[TASK TO COMPLETE] Scan the material and copy every line in which "drawn" appears.

[Source code of charts]
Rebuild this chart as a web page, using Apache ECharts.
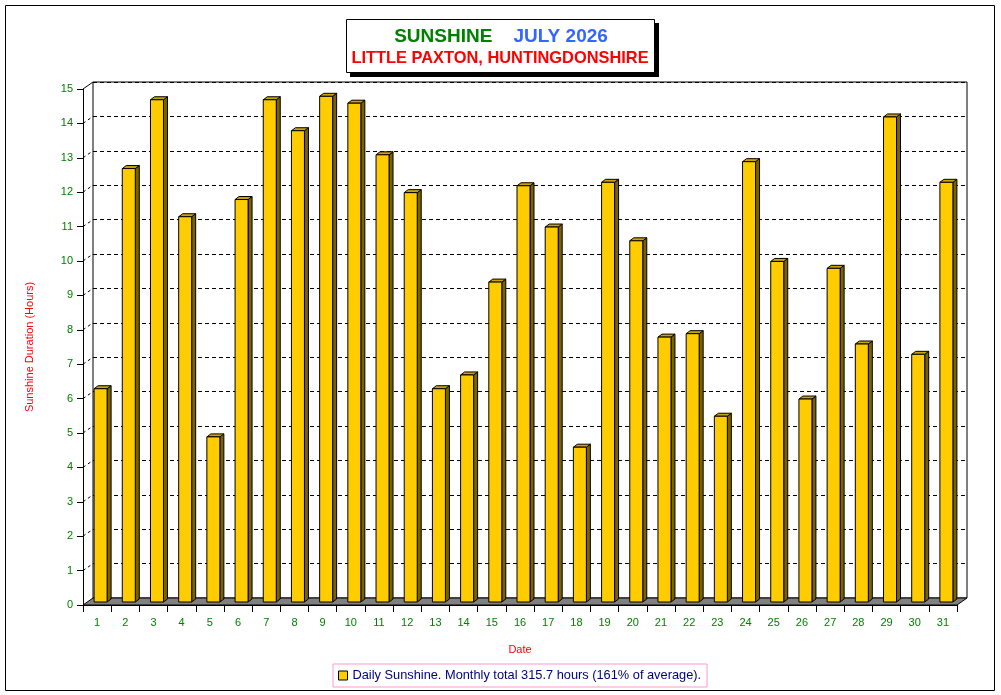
<!DOCTYPE html>
<html lang="en">
<head>
    <meta charset="UTF-8">
    <title>Sunshine July 2026</title>
    <script src="https://cdn.jsdelivr.net/npm/echarts/dist/echarts.min.js"></script>
    <style>
        html, body { margin: 0; padding: 0; background: #ffffff; }
        #chart { width: 1001px; height: 695px; }
    </style>
</head>
<body>
    <div id="chart"></div>
    <script>
        // Daily sunshine, hours
        var dates = ['1', '2', '3', '4', '5', '6', '7', '8', '9', '10',
                     '11', '12', '13', '14', '15', '16', '17', '18', '19', '20',
                     '21', '22', '23', '24', '25', '26', '27', '28', '29', '30', '31'];
        var sunshine = [6.2, 12.6, 14.6, 11.2, 4.8, 11.7, 14.6, 13.7, 14.7, 14.5,
                        13.0, 11.9, 6.2, 6.6, 9.3, 12.1, 10.9, 4.5, 12.2, 10.5,
                        7.7, 7.8, 5.4, 12.8, 9.9, 5.9, 9.7, 7.5, 14.1, 7.2, 12.2];
        var yMin = 0;
        var yMax = 15;
        var legendLabel = 'Daily Sunshine. Monthly total 315.7 hours (161% of average).';

        var FONT = '"Liberation Sans", Arial, sans-serif';
        var DX = 10, DY = 7;       // depth of the 3D box
        var BDX = 4, BDY = 3;      // depth of one bar

        var chart = echarts.init(document.getElementById('chart'));

        // bar drawn as front face + side + top
        function renderBar(params, api) {
            var top = api.coord([api.value(0), api.value(1)]);
            var base = api.coord([api.value(0), 0]);
            var hw = 6.5;
            var cx = top[0] + 3.5;
            var yt = top[1] - BDY;
            var yb = base[1] - BDY;
            return {
                type: 'group',
                children: [
                    {
                        type: 'polygon',
                        shape: { points: [[cx + hw, yt], [cx + hw + BDX, yt - BDY], [cx + hw + BDX, yb - BDY], [cx + hw, yb]] },
                        style: { fill: '#7A6200', stroke: '#000', lineWidth: 1 }
                    },
                    {
                        type: 'polygon',
                        shape: { points: [[cx - hw, yt], [cx - hw + BDX, yt - BDY], [cx + hw + BDX, yt - BDY], [cx + hw, yt]] },
                        style: { fill: '#CCA300', stroke: '#000', lineWidth: 1 }
                    },
                    {
                        type: 'rect',
                        shape: { x: cx - hw, y: yt, width: hw * 2, height: yb - yt },
                        style: { fill: '#FFCC00', stroke: '#000', lineWidth: 1 }
                    }
                ]
            };
        }

        // floor of the box and the diagonal tick links
        function renderFloor(params, api) {
            var cs = params.coordSys;
            var x0 = cs.x, x1 = cs.x + cs.width, yb = cs.y + cs.height;
            var children = [{
                type: 'polygon',
                shape: { points: [[x0, yb], [x1, yb], [x1 + DX, yb - DY], [x0 + DX, yb - DY]] },
                style: { fill: '#808080', stroke: '#000', lineWidth: 1 }
            }];
            for (var v = yMin + 1; v <= yMax; v++) {
                var y = api.coord([0, v])[1];
                children.push({
                    type: 'line',
                    shape: { x1: x0, y1: y, x2: x0 + DX, y2: y - DY },
                    style: { stroke: '#000', lineWidth: 1, lineDash: v === yMax ? null : [3, 3] }
                });
            }
            return { type: 'group', children: children };
        }

        var option = {
            animation: false,
            backgroundColor: '#ffffff',
            graphic: [
                {
                    type: 'rect',
                    shape: { x: 5.5, y: 5.5, width: 989, height: 685 },
                    style: { fill: 'none', stroke: '#000', lineWidth: 1 },
                    z: 0
                },
                {
                    type: 'rect',
                    shape: { x: 350, y: 23, width: 309, height: 54 },
                    style: { fill: '#000' },
                    z: 10
                },
                {
                    type: 'rect',
                    shape: { x: 346.5, y: 19.5, width: 308, height: 53 },
                    style: { fill: '#fff', stroke: '#000', lineWidth: 1 },
                    z: 11
                },
                {
                    type: 'text',
                    x: 501, y: 37,
                    style: {
                        text: '{g|SUNSHINE}{b|    JULY 2026}',
                        align: 'center', verticalAlign: 'middle',
                        rich: {
                            g: { fill: '#008000', font: 'bold 19px ' + FONT },
                            b: { fill: '#3366FF', font: 'bold 19px ' + FONT }
                        }
                    },
                    z: 12
                },
                {
                    type: 'text',
                    x: 500, y: 58,
                    style: {
                        text: 'LITTLE PAXTON, HUNTINGDONSHIRE',
                        align: 'center', verticalAlign: 'middle',
                        fill: '#FF0000', font: 'bold 16.4px ' + FONT
                    },
                    z: 12
                }
            ],
            legend: {
                left: 333,
                bottom: 8,
                data: [{ name: legendLabel, icon: 'rect', itemStyle: { color: '#FFCC00', borderColor: '#000', borderWidth: 1 } }],
                itemWidth: 9,
                itemHeight: 9,
                itemGap: 4,
                padding: [5, 6, 5, 5],
                borderColor: '#FF99CC',
                borderWidth: 1,
                textStyle: { color: '#000080', fontSize: 12.8, fontFamily: FONT },
                selectedMode: false
            },
            grid: [
                { left: 83, top: 89, width: 874, height: 516 },
                { left: 93, top: 82, width: 874, height: 516, show: true, borderColor: '#000', borderWidth: 1, backgroundColor: 'transparent' }
            ],
            xAxis: [
                {
                    type: 'category',
                    gridIndex: 0,
                    data: dates,
                    boundaryGap: true,
                    name: 'Date',
                    nameLocation: 'middle',
                    nameGap: 39,
                    nameTextStyle: { color: '#FF0000', fontSize: 11, fontFamily: FONT },
                    axisLine: { lineStyle: { color: '#000', width: 1 } },
                    axisTick: { show: true, length: 7, alignWithLabel: false, lineStyle: { color: '#000' } },
                    axisLabel: { color: '#008000', fontSize: 11, fontFamily: FONT, margin: 12, interval: 0 },
                    splitLine: { show: false }
                },
                {
                    type: 'category',
                    gridIndex: 1,
                    data: dates,
                    show: false
                }
            ],
            yAxis: [
                {
                    type: 'value',
                    gridIndex: 0,
                    min: yMin,
                    max: yMax,
                    interval: 1,
                    name: 'Sunshine Duration (Hours)',
                    nameLocation: 'middle',
                    nameGap: 48,
                    nameRotate: 90,
                    nameTextStyle: { color: '#FF0000', fontSize: 11, fontFamily: FONT },
                    axisLine: { show: true, lineStyle: { color: '#000', width: 1 } },
                    axisTick: { show: true, length: 6, lineStyle: { color: '#000' } },
                    axisLabel: { color: '#008000', fontSize: 11, fontFamily: FONT, margin: 10 },
                    splitLine: { show: false }
                },
                {
                    type: 'value',
                    gridIndex: 1,
                    min: yMin,
                    max: yMax,
                    interval: 1,
                    axisLine: { show: false },
                    axisTick: { show: false },
                    axisLabel: { show: false },
                    splitLine: { show: true, lineStyle: { color: '#000', type: [4, 3], width: 1 } }
                }
            ],
            series: [
                {
                    name: 'floor',
                    type: 'custom',
                    xAxisIndex: 0,
                    yAxisIndex: 0,
                    renderItem: renderFloor,
                    data: [[0, 0]],
                    silent: true,
                    z: 1
                },
                {
                    name: legendLabel,
                    type: 'custom',
                    xAxisIndex: 0,
                    yAxisIndex: 0,
                    renderItem: renderBar,
                    itemStyle: { color: '#FFCC00', borderColor: '#000' },
                    encode: { x: 0, y: 1 },
                    data: dates.map(function (d, i) { return [i, sunshine[i]]; }),
                    z: 3
                }
            ]
        };

        chart.setOption(option);
    </script>
</body>
</html>
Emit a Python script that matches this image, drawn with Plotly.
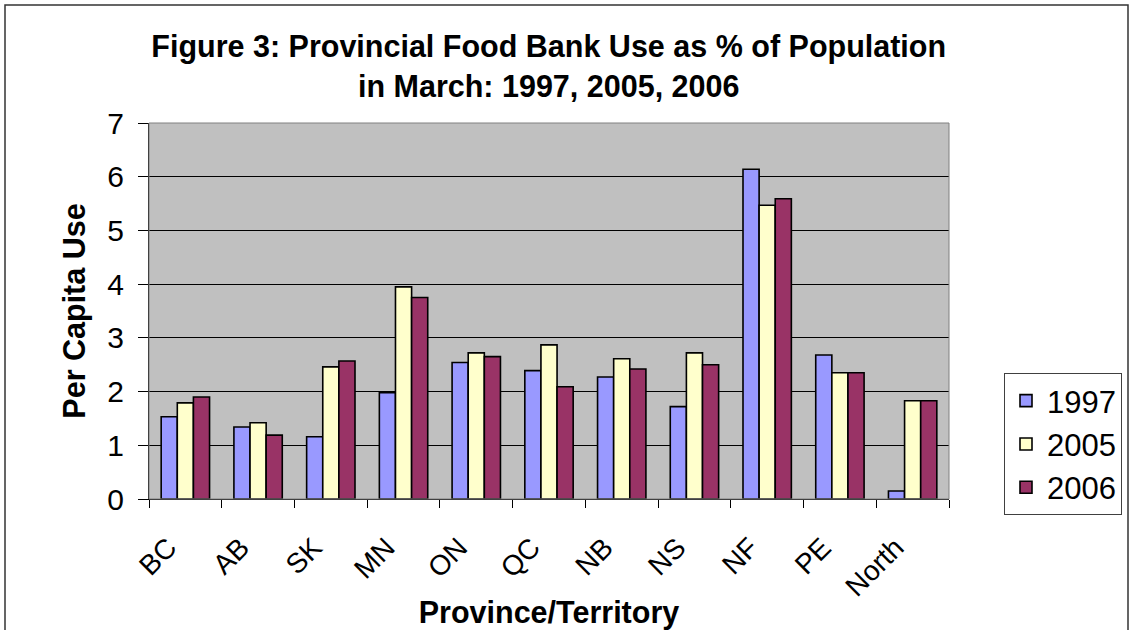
import plotly.graph_objects as go

categories = ["BC", "AB", "SK", "MN", "ON", "QC", "NB", "NS", "NF", "PE", "North"]
v1997 = [1.53, 1.34, 1.16, 1.98, 2.54, 2.39, 2.27, 1.72, 6.14, 2.68, 0.15]
v2005 = [1.79, 1.42, 2.46, 3.95, 2.72, 2.87, 2.61, 2.72, 5.47, 2.35, 1.83]
v2006 = [1.90, 1.19, 2.57, 3.75, 2.65, 2.09, 2.42, 2.50, 5.59, 2.35, 1.83]
series_names = ["1997", "2005", "2006"]
colors = ["#9999FF", "#FFFFCC", "#993366"]

FONT = "Liberation Sans, Arial, sans-serif"
W, H = 1133, 630
L, R, T, B = 149, 184, 123, 131
pw, ph = W - L - R, H - T - B

fig = go.Figure()
for name, vals, col in zip(series_names, [v1997, v2005, v2006], colors):
    fig.add_trace(go.Bar(
        x=categories, y=vals, name=name, legendgroup=name,
        marker=dict(color=col, line=dict(color="#000000", width=1.6)),
    ))

def px_x(p):
    return (p - L) / pw

def px_y(p):
    return (H - B - p) / ph

fig.update_layout(
    width=W, height=H,
    margin=dict(l=L, r=R, t=T, b=B, autoexpand=False),
    paper_bgcolor="white",
    plot_bgcolor="#C0C0C0",
    barmode="group",
    bargap=0.335,
    bargroupgap=0,
    font=dict(family=FONT, color="#000000"),
    title=dict(
        text="<b>Figure 3: Provincial Food Bank Use as % of Population<br>in March: 1997, 2005, 2006</b>",
        font=dict(size=30.5, family=FONT, color="#000000"),
        x=548.7 / W, xanchor="center",
        y=1 - 57 / H, yanchor="top",
    ),
    xaxis=dict(
        type="category",
        tickson="boundaries",
        ticks="outside", ticklen=8, tickcolor="#000000", tickwidth=1,
        tickangle=-45,
        ticklabelshift=-17, ticklabelstandoff=20,
        tickfont=dict(size=28, family=FONT),
        showline=True, linecolor="#000000", linewidth=1,
        showgrid=False,
        title=dict(text="<b>Province/Territory</b>", font=dict(size=30.5, family=FONT), standoff=0),
        automargin=False,
    ),
    yaxis=dict(
        range=[0, 7], dtick=1, tick0=0,
        ticks="outside", ticklen=10, tickcolor="#000000", tickwidth=1,
        ticklabelstandoff=8,
        tickfont=dict(size=30, family=FONT),
        showline=True, linecolor="#000000", linewidth=1,
        showgrid=True, gridcolor="#000000", gridwidth=1,
        zeroline=False,
        title=dict(text="<b>Per Capita Use</b>", font=dict(size=30.5, family=FONT), standoff=12),
        automargin=False,
    ),
    legend=dict(
        x=px_x(1004), xanchor="left",
        y=px_y(373), yanchor="top",
        bgcolor="white", bordercolor="#404040", borderwidth=1,
        font=dict(size=31, family=FONT),
        traceorder="normal",
        tracegroupgap=5,
        itemwidth=32,
    ),
    showlegend=True,
    shapes=[
        dict(type="rect", xref="paper", yref="paper",
             x0=0, x1=1, y0=0, y1=1,
             line=dict(color="#808080", width=1), fillcolor="rgba(0,0,0,0)", layer="above"),
        dict(type="rect", xref="paper", yref="paper",
             x0=px_x(5), x1=px_x(1128), y0=px_y(645), y1=px_y(5),
             line=dict(color="#333333", width=1.5), fillcolor="rgba(0,0,0,0)", layer="below"),
    ],
)

fig.write_html(
    "out.html",
    config={"displayModeBar": False},
    post_script="document.body.style.margin='0';document.body.style.overflow='hidden';",
)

[TASK ANSWER]
        // bar drawn as front face + side + top
Emit a Python script that matches this image, drawn with Plotly.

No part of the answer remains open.